Twenty years after Beane encountered and conquered the issue of salary disparity in the MLB, the issue is no longer as formidable. However, Beane and DePodesta’s wisdom is still relevant in today’s game. By use of a correlogram and ordered bar chart, I tested the actual Moneyball theory, that teams that succeed in getting players on base are more successful. The theory, statistically, is proven true, as it On Base Percentage has a greater correlation with Wins than Batting Average, Slugging Percentage, and Home Runs. Additionally, Beane added that keeping players on base is just as important as putting them on base, and stealing can hurt their chances of keeping players on base and winning games. Beane is also correct in this statement as Stolen Bases has a slight negative correlation with Win Percentage. The ordered bar chart tested the potential logical fallacy that because there is a correlation between OBP and Wins that the teams with the best OBP will win the most games.

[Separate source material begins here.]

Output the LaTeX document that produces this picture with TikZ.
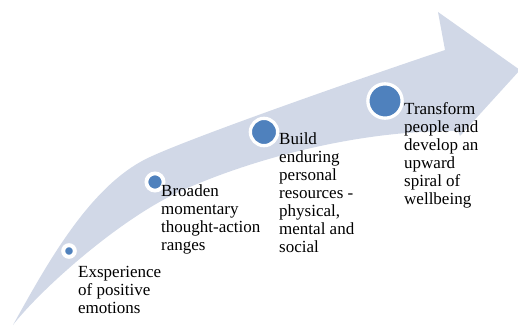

As learned from it, although having a higher OBP will greatly increase a team’s chances of winning games, it does not necessarily mean that the teams with the greatest OBP will perform the best.
Overall, by testing the Moneyball theorem and other theories developed and practiced by Beane and DePodesta, with a more modern set of data, we can recognize that the Moneyball theorem still holds true today. Beane’s work, by experimenting and testing theories that are labeled as radical and outlandish, even in the game of baseball, that the biggest upper hand is knowledge. Data mining provides for us an upper hand in finding knowledge that not even the richest teams in baseball could match up against, and that knowledge is still verifiable, even in today’s baseball.